BOTH Royal Bank of Scotland and Barclays have demonstrated this week that they don’t need the acquisition of ABN Amro. Both want the Dutch bank big-time, though. Strong trading, particularly in the British banks’ wholesale and investment banking operations, saw RBS deliver a profit up 11 per cent at GBP 5.01 billion, and Barclays up 12 per cent at GBP 4.1bn.

But RBS management yesterday did not exactly hide their reaction to the latest off-piste verbal skiing of Rijkman Groenink, ABN’s shoot-from-the-lip-into-the-foot chief executive.

Weeks after saying there should be a level playing field for the bids for ABN from Barclays and the RBS consortium, and days after withdrawing ABN’s recommendation for the Barclays offer and saying the Dutch bank’s board was now neutral on the two bids, Groenink let the following slip to reporters this week.

“Shareholders [in consortium member Fortis] would be well- advised to vote against the takeover. If it goes ahead, the Fortis share price will fall still further.” Oh, that sort of neutrality.

You can see why the RBS chairman and chief executive, Sir Tom McKillop and Sir Fred Goodwin, respectively, might wish they could appeal to the groundsman.
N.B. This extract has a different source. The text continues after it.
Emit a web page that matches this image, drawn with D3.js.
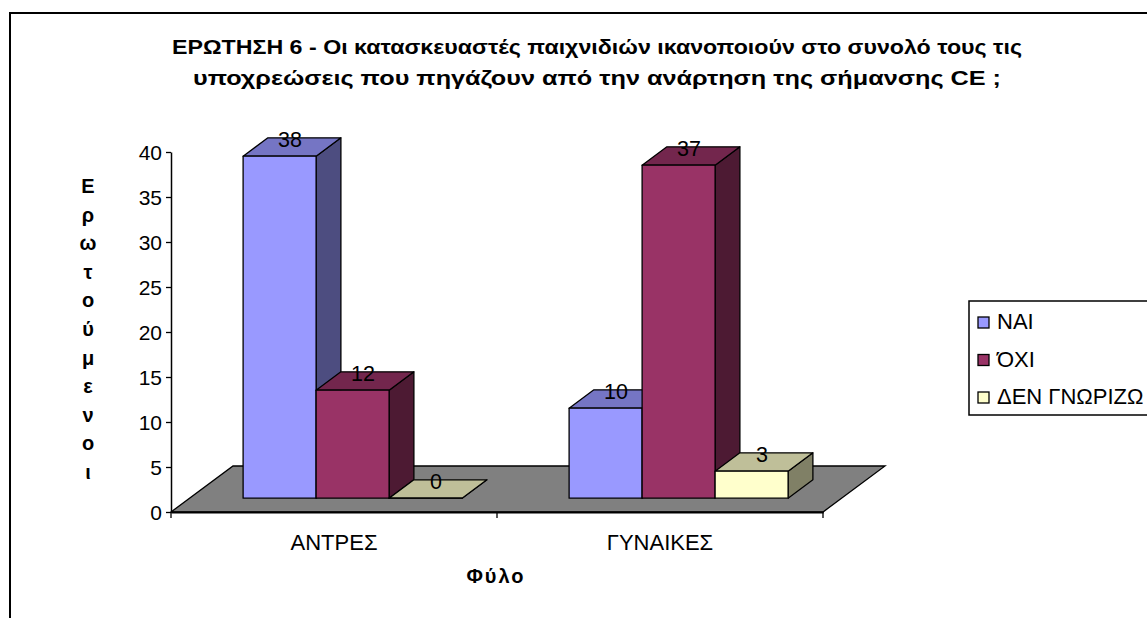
<!DOCTYPE html>
<html><head><meta charset="utf-8">
<script src="https://cdn.jsdelivr.net/npm/d3@7"></script>
<style>
html,body{margin:0;padding:0;background:#fff;}
svg{display:block;font-family:"Liberation Sans",Arial,sans-serif;}
</style></head>
<body>
<svg id="chart" width="1147" height="618"></svg>
<script>
const categories = ["ΑΝΤΡΕΣ", "ΓΥΝΑΙΚΕΣ"];
const seriesNames = ["ΝΑΙ", "ΌΧΙ", "ΔΕΝ ΓΝΩΡΙΖΩ"];
const naiValues = [38, 10];
const oxiValues = [12, 37];
const denValues = [0, 3];
const yTicks = [0, 5, 10, 15, 20, 25, 30, 35, 40];
const titleLines = [
  "ΕΡΩΤΗΣΗ 6 - Οι κατασκευαστές παιχνιδιών ικανοποιούν στο συνολό τους τις",
  "υποχρεώσεις που πηγάζουν από την ανάρτηση της σήμανσης CE ;"
];
const yAxisTitle = "Ερωτούμενοι";
const xAxisTitle = "Φύλο";
const seriesColors = [
  {front: "#9999FF", top: "#7575C4", side: "#4D4D80"},
  {front: "#993366", top: "#73264D", side: "#4D1A33"},
  {front: "#FFFFCC", top: "#BFBF99", side: "#808066"}
];

const seriesValues = [naiValues, oxiValues, denValues];
const svg = d3.select("#chart");

// outer chart border
svg.append("rect").attr("x", 10).attr("y", 13).attr("width", 1300).attr("height", 800)
  .attr("fill", "#fff").attr("stroke", "#000").attr("stroke-width", 2);

// 3D geometry
const left = 171, right = 823, base = 512;
const depthX = 62, depthY = -46;
const zFront = 0.3, zBack = 0.7;

const x0 = d3.scaleBand().domain(categories).range([left, right]).paddingInner(0).paddingOuter(0);
const x1 = d3.scaleBand().domain(seriesNames).range([0, x0.bandwidth()]).paddingInner(0).paddingOuter(0.733);
const y = d3.scaleLinear().domain([0, 40]).range([base, base - 360]);

const proj = (px, val, z) => [px + z * depthX, y(val) + z * depthY];

// floor
const floorPts = [proj(left, 0, 0), proj(left, 0, 1), proj(right, 0, 1), proj(right, 0, 0)];
svg.append("polygon").attr("points", floorPts.map(p => p.join(",")).join(" "))
  .attr("fill", "#808080").attr("stroke", "#000").attr("stroke-width", 1.3);

// bars
const barData = [];
categories.forEach((c, ci) => {
  seriesNames.forEach((s, si) => {
    barData.push({cat: c, ser: s, si, value: seriesValues[si][ci]});
  });
});

const gBars = svg.append("g");
barData.forEach(d => {
  const xa = x0(d.cat) + x1(d.ser), xb = xa + x1.bandwidth();
  const col = seriesColors[d.si];
  const F = (px, v, z) => proj(px, v, z).join(",");
  const front = [F(xa, 0, zFront), F(xa, d.value, zFront), F(xb, d.value, zFront), F(xb, 0, zFront)];
  const top = [F(xa, d.value, zFront), F(xa, d.value, zBack), F(xb, d.value, zBack), F(xb, d.value, zFront)];
  const side = [F(xb, 0, zFront), F(xb, d.value, zFront), F(xb, d.value, zBack), F(xb, 0, zBack)];
  const g = gBars.append("g");
  g.append("polygon").attr("points", side.join(" ")).attr("fill", col.side).attr("stroke", "#000").attr("stroke-width", 1.3).attr("stroke-linejoin", "round");
  g.append("polygon").attr("points", top.join(" ")).attr("fill", col.top).attr("stroke", "#000").attr("stroke-width", 1.3).attr("stroke-linejoin", "round");
  g.append("polygon").attr("points", front.join(" ")).attr("fill", col.front).attr("stroke", "#000").attr("stroke-width", 1.3).attr("stroke-linejoin", "round");
});

// value labels
barData.forEach(d => {
  const xa = x0(d.cat) + x1(d.ser);
  const c = proj(xa + x1.bandwidth() / 2, d.value, (zFront + zBack) / 2);
  svg.append("text").attr("x", c[0] - 2).attr("y", c[1] + 0)
    .attr("text-anchor", "middle").attr("font-size", 21.5).attr("fill", "#000").text(d.value);
});

// y axis
const yAxis = d3.axisLeft(y).tickValues(yTicks).tickSize(5).tickPadding(4).tickSizeOuter(0);
const gy = svg.append("g").attr("transform", `translate(${left},0)`).call(yAxis);
gy.select(".domain").attr("stroke", "#000").attr("stroke-width", 1.5);
gy.selectAll(".tick line").attr("stroke", "#000").attr("stroke-width", 1.3);
gy.selectAll(".tick text").attr("font-size", 21).attr("font-family", "Liberation Sans, Arial, sans-serif").attr("fill", "#000").attr("dy", "0.36em");

// x axis (front edge)
const xAxis = d3.axisBottom(x0).tickSize(0).tickPadding(22);
const gx = svg.append("g").attr("transform", `translate(0,${base})`).call(xAxis);
gx.select(".domain").attr("stroke", "#000").attr("stroke-width", 2);
gx.selectAll(".tick text").attr("font-size", 22).attr("font-family", "Liberation Sans, Arial, sans-serif").attr("fill", "#000");
// category boundary ticks
const boundaries = [left].concat(categories.map(c => x0(c) + x0.bandwidth()));
svg.append("g").selectAll("line").data(boundaries).join("line")
  .attr("x1", d => d).attr("x2", d => d).attr("y1", base).attr("y2", base + 6)
  .attr("stroke", "#000").attr("stroke-width", 1.3);

// title
const titleWidths = [850, 808];
svg.append("g").selectAll("text").data(titleLines).join("text")
  .attr("x", 597).attr("y", (d, i) => 54 + i * 31)
  .attr("text-anchor", "middle").attr("font-weight", "bold").attr("font-size", 20)
  .attr("textLength", (d, i) => titleWidths[i]).attr("lengthAdjust", "spacingAndGlyphs")
  .text(d => d);

// y axis title (stacked letters)
const yLetters = Array.from(yAxisTitle);
svg.append("g").selectAll("text").data(yLetters).join("text")
  .attr("x", 88).attr("y", (d, i) => 193 + i * 28.6)
  .attr("text-anchor", "middle").attr("font-weight", "bold").attr("font-size", 20)
  .text(d => d);

// x axis title
svg.append("text").attr("x", 496).attr("y", 583).attr("text-anchor", "middle")
  .attr("font-weight", "bold").attr("font-size", 20).attr("letter-spacing", 2).text(xAxisTitle);

// legend
const lg = svg.append("g");
lg.append("rect").attr("x", 969).attr("y", 301).attr("width", 300).attr("height", 114)
  .attr("fill", "#fff").attr("stroke", "#000").attr("stroke-width", 1.5);
seriesNames.forEach((s, i) => {
  const yy = 317 + i * 37.5;
  lg.append("rect").attr("x", 978).attr("y", yy).attr("width", 11).attr("height", 11)
    .attr("fill", seriesColors[i].front).attr("stroke", "#000").attr("stroke-width", 1.3);
  lg.append("text").attr("x", 997).attr("y", yy + 12).attr("font-size", 22).text(s);
});
</script>
</body></html>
This level playing field is developing divots by the day. The RBS pair told reporters yesterday that they were “bemused” by the latest development, which I think is RBS-speak for spitting blood. Groenink is effectively telling ABN’s shareholders that he and the board cannot recommend Barclays any more, but he cannot speak highly enough of it, and only wishes there were more banks like it in the world and, hopefully, we can invite it round for dinner when this short-lived unpleasantness is all over.

BRITISH Airways is obviously still smarting from its GBP 270 million transatlantic regulatory fines this week for effectively operating a cartel with Virgin Atlantic on long-haul fuel surcharges after being shopped by its collaborator to the authorities.

Not to mention being labelled the worst airline in Europe, this week. There was rather more positive news yesterday, however, with the airline announcing that quarterly operating profits to end-June jumped 28 per cent.

BA chief executive Willie Walsh will probably not be getting carried away, though.

The rise was largely due to internal factors, such as lower severance charges and pension costs rather than any trading tailwind.

Quite the reverse. BA says the weak dollar and surging fuel prices will put the brakes on full-year revenue growth at the airline.

It reined in its guidance to the market on revenue growth for 2007 to 4 per cent from an earlier 5 per cent.

BA is partly blaming customers voting with their feet and avoiding Heathrow Airport, widely criticised as overcrowded and prone to lengthy delays. Walsh has previous rapped BAA, the Spanish- owned operator of Heathrow for understaffing the airport.

All things considered, Walsh will take the good news from wherever he can find it currently. And the latest quarter’s trading, which also benefited from a more favourable tax rate, is about the only good news there is.

IN A midsummer reverie, you could almost set it to music along the lines of “Dem bones, dem bones” … “The sub-prime is connected to the credit crunch, and the credit crunch is connected to the takeovers’ crunch, and the takeovers’ crunch is linked to the equities’ crunch, hear the words of concern …”

It is estimated that concerns over the ramifications of the sub- prime lending crisis in the US means that leading banks have been left holding almost dollars 500bn in leveraged loans, many for takeovers, that have been agreed but which, in the current nervous climate, they cannot syndicate out.

Just as bookmakers sometimes like to lay off some of their risk on major gambles, so do banks on major loans. And, among the secondary players, there is reduced lender appetite for risk at the moment.

There is a block in the system. Depending which expert you talk to, this nervous logjam on loans could last a few months, until the end of the year, or the next 18 months to two years.

Pub group Mitchells & Butlers’s GBP 4.5bn property deal being put on ice due to the volatility in the debt markets is just one of the most high-profile casualties of the current lending sluggishness.

It certainly is not doing equities markets any favours, with the Footsie off a further 76 points yesterday.